Rainfall, temperature variations, and chemical processes are well-known drivers of rock erosion. The impact of rainfall on rocks is not well-understood yet but may impact the mechanical properties (including damage, rigidity, deformation) of the rock. In this study, we exhibit the effect of rainfall events on the resonance frequency of a rock column.

Resonance frequencies of structures have been utilized to monitor rock columns due to their sensitivity to changes in the rock apparent rigidity (1). For instance, daily temperature changes induce stress variations in the rock column, resulting in a daily cycle of resonance frequency changes (thermal-acousto-elasticity, 2).

This research involves long-term monitoring of the first resonance frequency of a 50 m high limestone cliff covering the Chauvet cave in the Ardèche plateau, SW France, exposed to climatic solicitations including daily solar radiation, air temperature fluctuations, and rain events. The rock column was equipped with seismic and meteorologic stations and monitored continuously during three years.

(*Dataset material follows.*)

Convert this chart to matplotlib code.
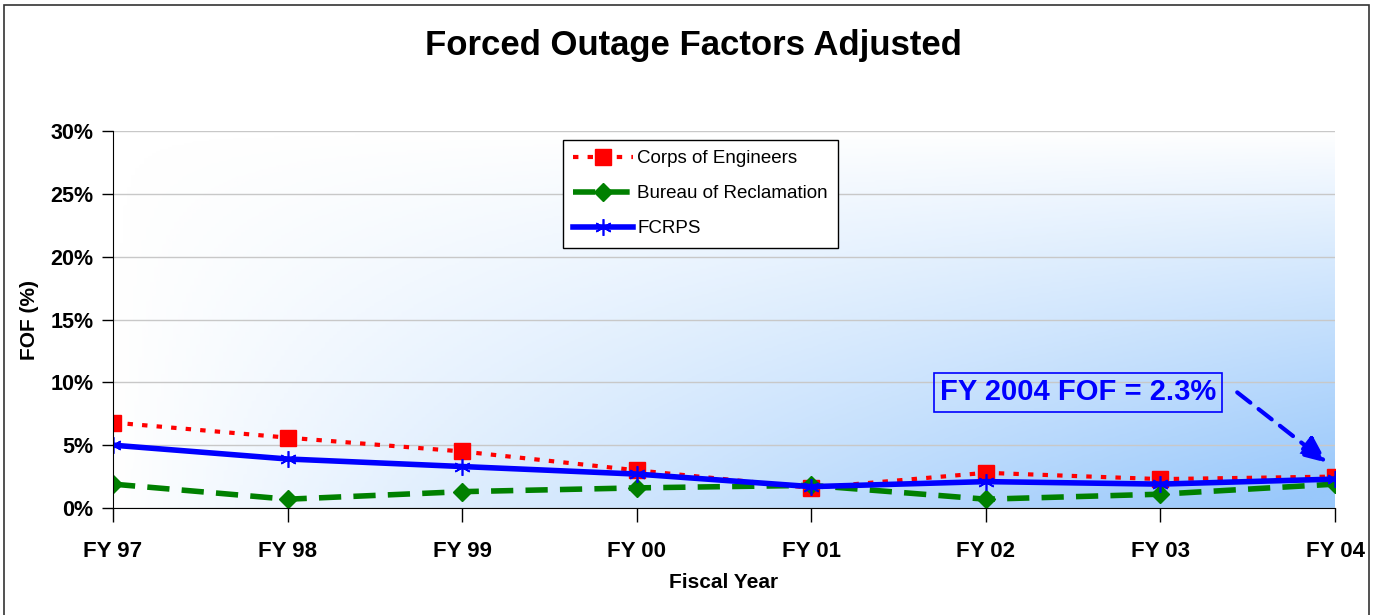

To demonstrate the effect of rainfall events on the mechanical properties of the rock, we calculated the resonance frequency depending only on air temperature and solar radiation, using a simple bivariate linear regression. The regression provides well-fitting results for dry periods but shows larger deviations during most rainy periods. This indicates that rain has an effect on the changes in rock resonance frequency. Identifying and quantifying these changes would be a key factor in understanding the evolution of damage.

 

1) Bottelin, P., Baillet, L., Larose, E., Jongmans, D., Hantz, D., Brenguier, O., ... & Helmstetter, A. (2017). Monitoring rock reinforcement works with ambient vibrations: La Bourne case study (Vercors, France). Engineering Geology, 226, 136-145.

2) Guillemot, A., Baillet, L., Larose, E., & Bottelin, P. (2022). Changes in resonance frequency of rock columns due to thermoelastic effects on a daily scale: observations, modelling and insights to improve monitoring systems. Geophysical Journal International, 231(2), 894-906.